People in the 19th century thought their privacy was invaded by the new science and art of photography, he said. The popular press was also thought of as invasive. Differences do exist, however.
“There is a tremendous ease of capturing and distributing information to a level we’ve never experienced before,” said Solove, “Is it a threat now as it was back then? I think it’s greater now, but there’s always been a threat caused by new technology.”
The early adopters of this technology are young. High school and college students are the first generation to grow up using social Web sites, Solove said. They have matured in what social theorists call a heterotopia, a space that is more than one thing at the same time, he said, in this case, both public and private.
“When you answer your cell phone in public, you’re privatizing public space; at the same time, you’re publicizing your private space,” Kien said. When you talk on your cell phone, those around you can hear one-half of the conversation, a private conversation made public.
“I simply look at it as the environmental condition in which we live,” he said. “It’s like saying if the world is good or evil. It doesn’t matter; it’s how you survive.”
“Everyone has to run a lifelong public relations and self-branding campaign,” he said.
Kien said social networkers look for validation of their postured, meticulously created digital self, be it an excess of friends or a plethora of pictures. People welcome individualized advertising.
“We expect to each be treated as someone famous,” he said. “It’s a common assumption: we should get individual service, individual tailor-made everything.”

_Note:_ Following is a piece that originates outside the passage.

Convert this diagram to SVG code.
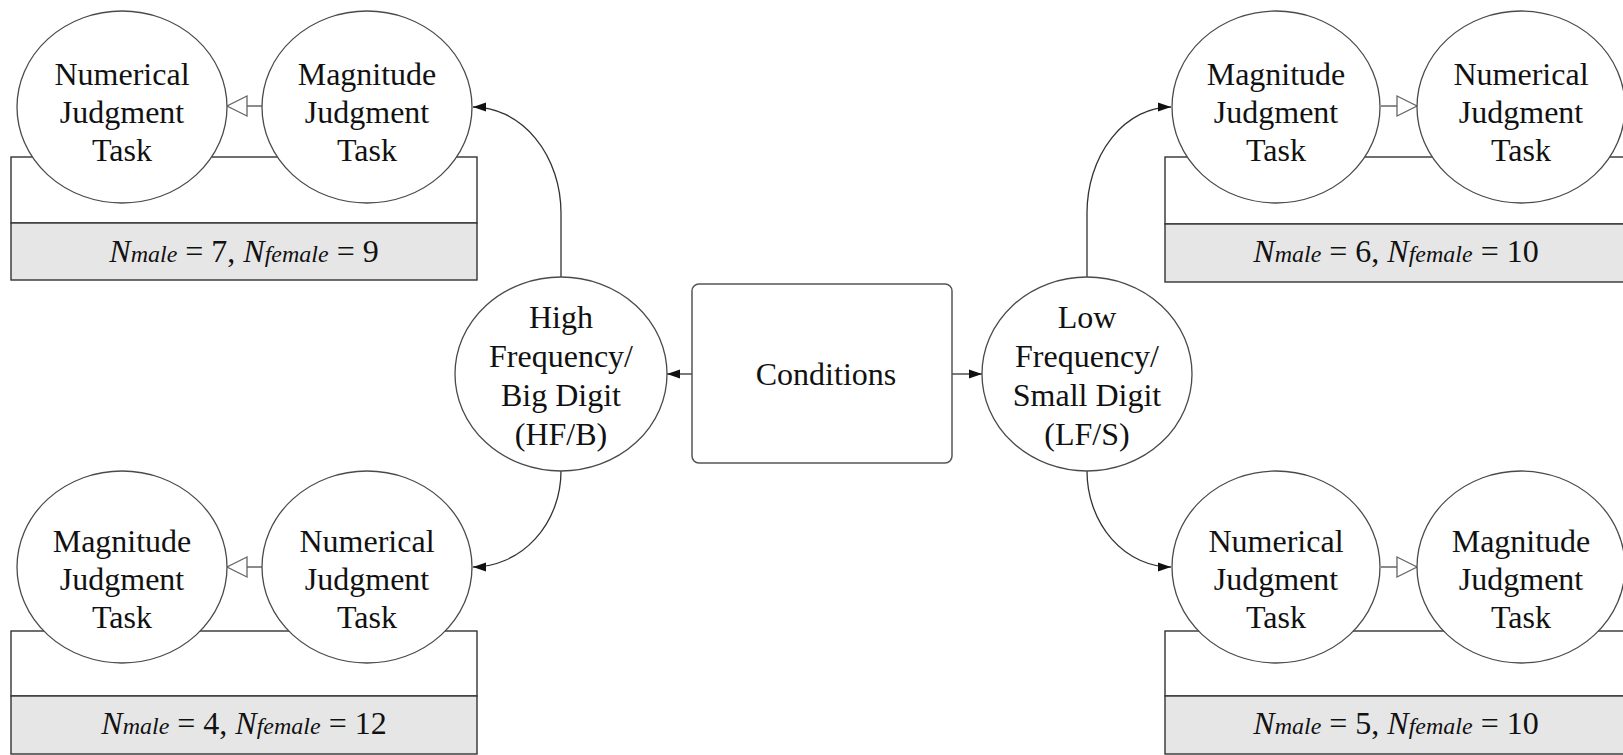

“Facebook and its peers are a generational phenomenon, their proliferation is the result of a generation immersed in technology,” said Michael Giardina, a visiting professor at the Institute of Communications Research.
“I’m 31 and I have friends who use Facebook but don’t post pictures; they use it to keep in touch,” he said. He compared that with an undergraduate who might have 500 pictures of himself and 1,000 friends. Those postings are not so much a loss of identity as they are empowerment.
What we have here is a group that has grown up immersed in technology, who have grown up with blogs and social networks. Creating a Facebook page is less a case of exhibitionism than it is empowerment. He said it might be a case of “This is me, posting who I am.”
Even more information will circulate online for the next generation. “One possible future is one where everyone’s information is open online, ready for a search. Just as likely is a darker vision,” Solove said.
“The information out there is going to be accessible around the world,” he said. People who want a clean slate, who want to start anew will not be able to. Gossip will stick, rumors will ferment; foolish, regrettable acts remain digital artifacts.
On the Internet those embarrassments are preserved, Solove said. There’s no more second chance: “They can’t turn a new leaf and escape from their past.”